Learn the Force We Can: Enabling Sparse Motion Control in Multi-Object Video Generation
Aram Davtyan, Paolo Favaro
TL;DR
The paper addresses controllable video generation for multi-object scenes from a single frame and sparse motion inputs in an unsupervised setting. It introduces YODA, which uses flow-matching-based RIVER as a backbone, enhances it with force embeddings from a sparse optical-flow encoder, and injects controls via cross-attention within a memory-enabled transformer framework. Key contributions include a sparse, tile-based optical-flow encoding, randomized conditioning to improve robustness, and empirical demonstrations on BAIR, CLEVRER, and iPER that YODA matches or surpasses state-of-the-art controllable generation while handling multiple objects and long-range dynamics.

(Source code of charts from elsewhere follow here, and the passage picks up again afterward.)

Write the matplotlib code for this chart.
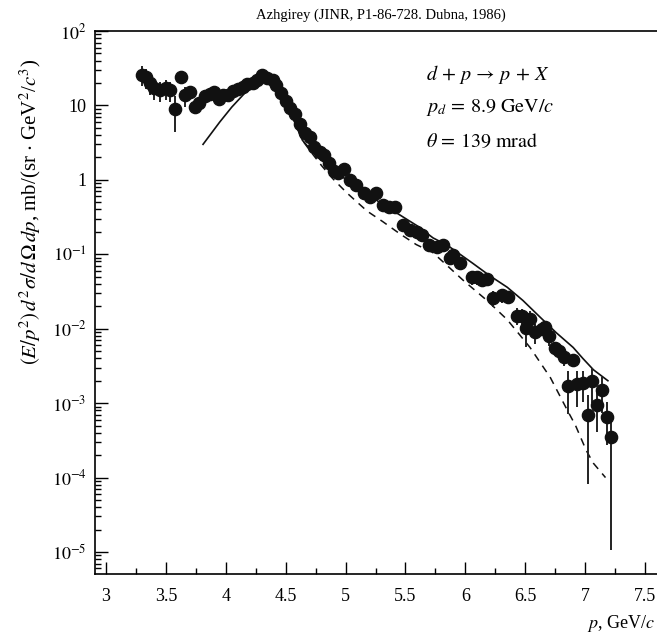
"""
Azhgirey d + p -> p + X, p_d = 8.9 GeV/c, theta = 139 mrad
invariant cross section vs proton momentum, data points + two model curves
"""

import numpy as np
import matplotlib
matplotlib.use("Agg")
import matplotlib.pyplot as plt
from matplotlib.ticker import FixedLocator, LogLocator, NullFormatter

# -------- DATA -----------------------------------
p_data = [3.30, 3.33, 3.37, 3.40, 3.45, 3.50, 3.53, 3.576, 3.626, 3.66,
          3.70, 3.74, 3.78, 3.83, 3.87, 3.90, 3.94, 3.98, 4.02, 4.06,
          4.10, 4.14, 4.18, 4.23, 4.26, 4.30, 4.34, 4.39, 4.42, 4.46,
          4.50, 4.54, 4.58, 4.62, 4.66, 4.70, 4.74, 4.79, 4.82, 4.86,
          4.90, 4.94, 4.99, 5.04, 5.09, 5.15, 5.20, 5.25, 5.31, 5.36,
          5.41, 5.48, 5.54, 5.60, 5.64, 5.70, 5.76, 5.81, 5.87, 5.90,
          5.955, 6.055, 6.10, 6.14, 6.18, 6.23, 6.31, 6.36, 6.43, 6.47,
          6.505, 6.54, 6.58, 6.64, 6.665, 6.70, 6.75, 6.78, 6.82, 6.86,
          6.90, 6.93, 6.98, 7.02, 7.06, 7.10, 7.14, 7.18, 7.22]
xsec = [26, 24, 20, 17, 16, 17, 16, 9.0, 24, 13.8,
        15, 9.6, 10.8, 13.5, 14.2, 15.0, 12.3, 13.7, 13.7, 15.5,
        16.6, 17.7, 19.4, 20.0, 21.9, 25.7, 23.4, 21.9, 18.6, 14.8,
        11.5, 9.2, 7.7, 5.6, 4.3, 3.8, 2.8, 2.4, 2.15, 1.7,
        1.3, 1.23, 1.4, 0.99, 0.85, 0.66, 0.59, 0.66, 0.46, 0.43,
        0.43, 0.25, 0.21, 0.20, 0.18, 0.133, 0.126, 0.133, 0.089, 0.098,
        0.076, 0.049, 0.049, 0.045, 0.047, 0.026, 0.028, 0.027, 0.015, 0.0148,
        0.0102, 0.0135, 0.0089, 0.010, 0.0105, 0.0079, 0.0055, 0.0050, 0.0042, 0.0017,
        0.0038, 0.0018, 0.00186, 0.00069, 0.0020, 0.00093, 0.00148, 0.00065, 0.00035]
# relative errors
rel_err = [0.3, 0.3, 0.3, 0.3, 0.3, 0.3, 0.3, 0.51, 0.1, 0.3,
           0.1, 0.05, 0.05, 0.05, 0.05, 0.05, 0.05, 0.05, 0.05, 0.05,
           0.05, 0.05, 0.05, 0.05, 0.05, 0.05, 0.05, 0.05, 0.05, 0.05,
           0.05, 0.05, 0.05, 0.05, 0.05, 0.05, 0.05, 0.05, 0.05, 0.05,
           0.05, 0.05, 0.05, 0.05, 0.05, 0.05, 0.05, 0.05, 0.05, 0.05,
           0.05, 0.15, 0.1, 0.1, 0.1, 0.1, 0.1, 0.1, 0.15, 0.1,
           0.1, 0.2, 0.2, 0.15, 0.15, 0.25, 0.2, 0.2, 0.25, 0.25,
           0.44, 0.3, 0.3, 0.2, 0.2, 0.25, 0.2, 0.2, 0.25, 0.58,
           0.2, 0.5, 0.45, 0.88, 0.5, 0.56, 0.5, 0.58, 0.97]

# solid curve
p_solid = [3.81, 3.95, 4.05, 4.19, 4.29, 4.37, 4.45, 4.54, 4.64, 4.76,
           4.89, 5.02, 5.18, 5.29, 5.45, 5.60, 5.73, 5.85, 6.06, 6.20,
           6.35, 6.48, 6.62, 6.76, 6.90, 6.98, 7.07, 7.19]
y_solid = [3.0, 6.0, 9.5, 16.6, 22.0, 20.0, 14.8, 8.1, 3.4, 2.05,
           1.45, 0.95, 0.66, 0.49, 0.34, 0.24, 0.166, 0.132, 0.076, 0.052,
           0.036, 0.024, 0.0145, 0.0088, 0.0056, 0.0040, 0.0028, 0.0020]

# dashed curve
p_dash = [4.45, 4.54, 4.64, 4.70, 4.80, 4.89, 5.01, 5.18, 5.31, 5.45,
          5.59, 5.73, 5.85, 5.98, 6.18, 6.35, 6.54, 6.71, 6.85, 6.92,
          7.01, 7.07, 7.17]
y_dash = [14.8, 8.1, 3.4, 2.5, 1.55, 1.05, 0.67, 0.38, 0.275, 0.19,
          0.135, 0.105, 0.070, 0.045, 0.024, 0.0132, 0.0056, 0.0022, 0.00081, 0.0005,
          0.00023, 0.000155, 0.0001]

p_ticks = [3, 3.5, 4, 4.5, 5, 5.5, 6, 6.5, 7, 7.5]
y_ticks = [1e-5, 1e-4, 1e-3, 1e-2, 1e-1, 1, 10, 100]
y_ticklabels = [r"$10^{-5}$", r"$10^{-4}$", r"$10^{-3}$", r"$10^{-2}$",
                r"$10^{-1}$", "1", "10", r"$10^{2}$"]

# -------- STYLE ----------
plt.rcParams["font.family"] = ["Liberation Serif", "DejaVu Serif"]
plt.rcParams["mathtext.fontset"] = "stix"

W, H = 657, 636
fig = plt.figure(figsize=(W / 100, H / 100), dpi=100)
ax = fig.add_axes([95 / W, 1 - 574 / H, 1 - 95 / W, (574 - 31) / H])

# -------- PLOT ----------
y = np.array(xsec)
err = np.array(rel_err) * y
ax.errorbar(p_data, y, yerr=err, fmt="o", color="#111111", ecolor="#222222",
            markersize=8.8, elinewidth=1.4, capsize=0, zorder=3)
ax.plot(p_solid, y_solid, "-", color="#111111", lw=1.2, zorder=2)
ax.plot(p_dash, y_dash, color="#111111", lw=1.1, ls=(0, (5, 4)), zorder=2)

ax.set_yscale("log")
ax.set_xlim(2.908, 7.6)
ax.set_ylim(5.06e-6, 100)

ax.xaxis.set_major_locator(FixedLocator(p_ticks))
ax.set_xticklabels([f"{t:g}" for t in p_ticks])
ax.xaxis.set_minor_locator(FixedLocator(np.arange(3.25, 7.6, 0.5)))
ax.yaxis.set_major_locator(FixedLocator(y_ticks))
ax.set_yticklabels(y_ticklabels)
ax.yaxis.set_minor_locator(LogLocator(base=10, subs=np.arange(2, 10)))
ax.yaxis.set_minor_formatter(NullFormatter())

ax.tick_params(axis="both", which="major", direction="in", length=9, width=1,
               labelsize=13, top=False, right=False)
ax.tick_params(axis="both", which="minor", direction="in", length=4.5, width=1,
               top=False, right=False)
ax.tick_params(axis="x", pad=10)
ax.tick_params(axis="y", pad=6)
ax.spines["right"].set_visible(False)
for s in ["left", "bottom", "top"]:
    ax.spines[s].set_linewidth(1.2)

# -------- TEXT ----------
fig.text(381 / W, 1 - 15 / H, "Azhgirey (JINR, P1-86-728. Dubna, 1986)",
         ha="center", va="center", fontsize=10.5)
fig.text(426 / W, 1 - 75 / H, r"$d\,+\,p\,\rightarrow\,p\,+\,X$",
         ha="left", va="center", fontsize=14.5)
fig.text(426 / W, 1 - 108 / H, r"$p_d\,=\,8.9\ \mathrm{GeV}/c$",
         ha="left", va="center", fontsize=14.5)
fig.text(426 / W, 1 - 142 / H, r"$\theta\,=\,139\ \mathrm{mrad}$",
         ha="left", va="center", fontsize=14.5)
fig.text(30 / W, 1 - 212 / H,
         r"$(E/p^2)\,d^2\sigma/d\,\Omega\, dp$, mb/(sr $\cdot$ GeV$^2$/$c^3$)",
         rotation=90, ha="center", va="center", fontsize=15)
fig.text(655 / W, 1 - 623 / H, r"$p$, GeV/$c$", ha="right", va="center",
         fontsize=13)

fig.savefig("out.png", dpi=100)
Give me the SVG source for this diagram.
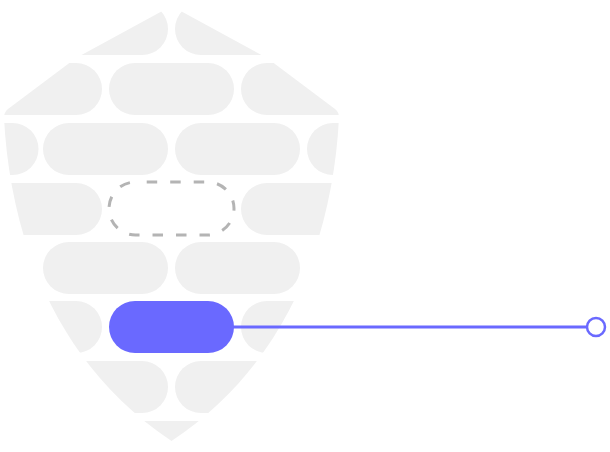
<svg xmlns="http://www.w3.org/2000/svg" width="610" height="452" viewBox="0 0 610 452">
  <style>
    .brick { fill: #f0f0f0; }
    .slot { fill: none; stroke: #b4b4b4; stroke-width: 3; stroke-dasharray: 10.5 13; stroke-dashoffset: 12.3; }
    .active { fill: #6a69ff; }
    .link { stroke: #6a69ff; stroke-width: 3; fill: none; }
    .end { fill: #ffffff; stroke: #6a69ff; stroke-width: 2.5; }
  </style>
  <defs>
    <clipPath id="shield">
      <path d="M171.5,6 L76,58 L8,109 Q4,112 4,118 C10,230 50,360 171.5,441 C293,360 333,230 339,118 Q339,112 335,109 L267,58 Z"/>
    </clipPath>
    <rect id="pill" width="125" height="52" rx="26" ry="26"/>
  </defs>
  <rect width="610" height="452" fill="#ffffff"/>
  <g id="shield-bricks" clip-path="url(#shield)">
    <use href="#pill" class="brick" x="43" y="3"/>
    <use href="#pill" class="brick" x="175" y="3"/>
    <use href="#pill" class="brick" x="-23" y="63"/>
    <use href="#pill" class="brick" x="109" y="63"/>
    <use href="#pill" class="brick" x="241" y="63"/>
    <use href="#pill" class="brick" x="-86.5" y="123"/>
    <use href="#pill" class="brick" x="43" y="123"/>
    <use href="#pill" class="brick" x="175" y="123"/>
    <use href="#pill" class="brick" x="307" y="123"/>
    <use href="#pill" class="brick" x="-23" y="183"/>
    <use href="#pill" class="brick" x="241" y="183"/>
    <use href="#pill" class="brick" x="43" y="242"/>
    <use href="#pill" class="brick" x="175" y="242"/>
    <use href="#pill" class="brick" x="-23" y="301"/>
    <use href="#pill" class="brick" x="241" y="301"/>
    <use href="#pill" class="brick" x="43" y="361"/>
    <use href="#pill" class="brick" x="175" y="361"/>
    <use href="#pill" class="brick" x="109" y="421"/>
  </g>
  <g id="empty-slot">
    <rect class="slot" x="109" y="182" width="125" height="53" rx="26.5" ry="26.5"/>
  </g>
  <g id="connectors">
    <line class="link" x1="232" y1="327" x2="587" y2="327"/>
  </g>
  <g id="active-brick">
    <rect class="active" x="109" y="301" width="125" height="52" rx="26" ry="26"/>
  </g>
  <g id="endpoint">
    <circle class="end" cx="596" cy="327" r="9"/>
  </g>
</svg>
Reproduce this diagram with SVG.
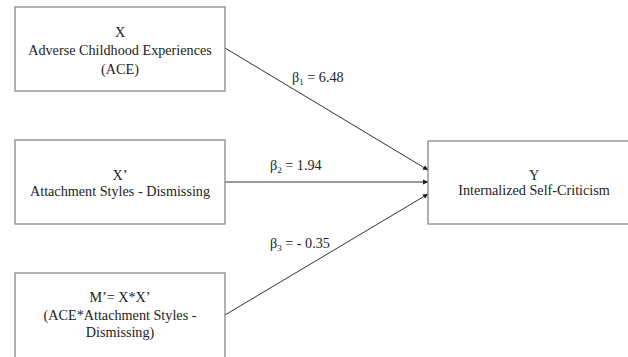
<svg xmlns="http://www.w3.org/2000/svg" width="628" height="357" viewBox="0 0 628 357">
<style>
.box{fill:#fff;stroke:#7f7f7f;stroke-width:1.2}
text{font-family:'Liberation Serif','Times New Roman',Times,serif;font-size:14.2px;fill:#222}
.t{text-anchor:middle}
.sub{font-size:9px}
.c{stroke:#333;stroke-width:1;fill:none;marker-end:url(#ah)}
</style>
<defs>
<marker id="ah" markerWidth="6" markerHeight="6" refX="5" refY="3" orient="auto" markerUnits="userSpaceOnUse">
<path d="M0,0.5 L5.5,3 L0,5.5 Z" fill="#222"/>
</marker>
</defs>
<rect width="628" height="357" fill="#fff"/>
<g id="connectors">
<line class="c" x1="225" y1="48" x2="428" y2="170"/>
<line class="c" x1="225" y1="182" x2="428" y2="182"/>
<line class="c" x1="225" y1="315" x2="428" y2="194"/>
<text x="292" y="82">β<tspan class="sub" dy="3">1</tspan><tspan dy="-3"> = 6.48</tspan></text>
<text x="270" y="170">β<tspan class="sub" dy="3">2</tspan><tspan dy="-3"> = 1.94</tspan></text>
<text x="270" y="248">β<tspan class="sub" dy="3">3</tspan><tspan dy="-3"> = - 0.35</tspan></text>
</g>
<g id="nodeX">
<rect class="box" x="15" y="7" width="210" height="84"/>
<text class="t" x="120" y="37">X</text>
<text class="t" x="120" y="55">Adverse Childhood Experiences</text>
<text class="t" x="120" y="74">(ACE)</text>
</g>
<g id="nodeX2">
<rect class="box" x="15" y="140" width="210" height="84"/>
<text class="t" x="120" y="180">X’</text>
<text class="t" x="120" y="196">Attachment Styles - Dismissing</text>
</g>
<g id="nodeM">
<rect class="box" x="15" y="273" width="210" height="100"/>
<text class="t" x="120" y="302">M’= X*X’</text>
<text class="t" x="120" y="320">(ACE*Attachment Styles  -</text>
<text class="t" x="120" y="337">Dismissing)</text>
</g>
<g id="nodeY">
<rect class="box" x="428" y="141" width="210" height="83"/>
<text class="t" x="534" y="180">Y</text>
<text class="t" x="534" y="195">Internalized Self-Criticism</text>
</g>
</svg>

The approach enables direct manipulation of object motion without touching them, offering scalable, annotation-free controllable video synthesis with practical implications for planning, segmentation, and interactive video modeling.
Abstract
We propose a novel unsupervised method to autoregressively generate videos from a single frame and a sparse motion input. Our trained model can generate unseen realistic object-to-object interactions. Although our model has never been given the explicit segmentation and motion of each object in the scene during training, it is able to implicitly separate their dynamics and extents. Key components in our method are the randomized conditioning scheme, the encoding of the input motion control, and the randomized and sparse sampling to enable generalization to out of distribution but realistic correlations. Our model, which we call YODA, has therefore the ability to move objects without physically touching them. Through extensive qualitative and quantitative evaluations on several datasets, we show that YODA is on par with or better than state of the art video generation prior work in terms of both controllability and video quality.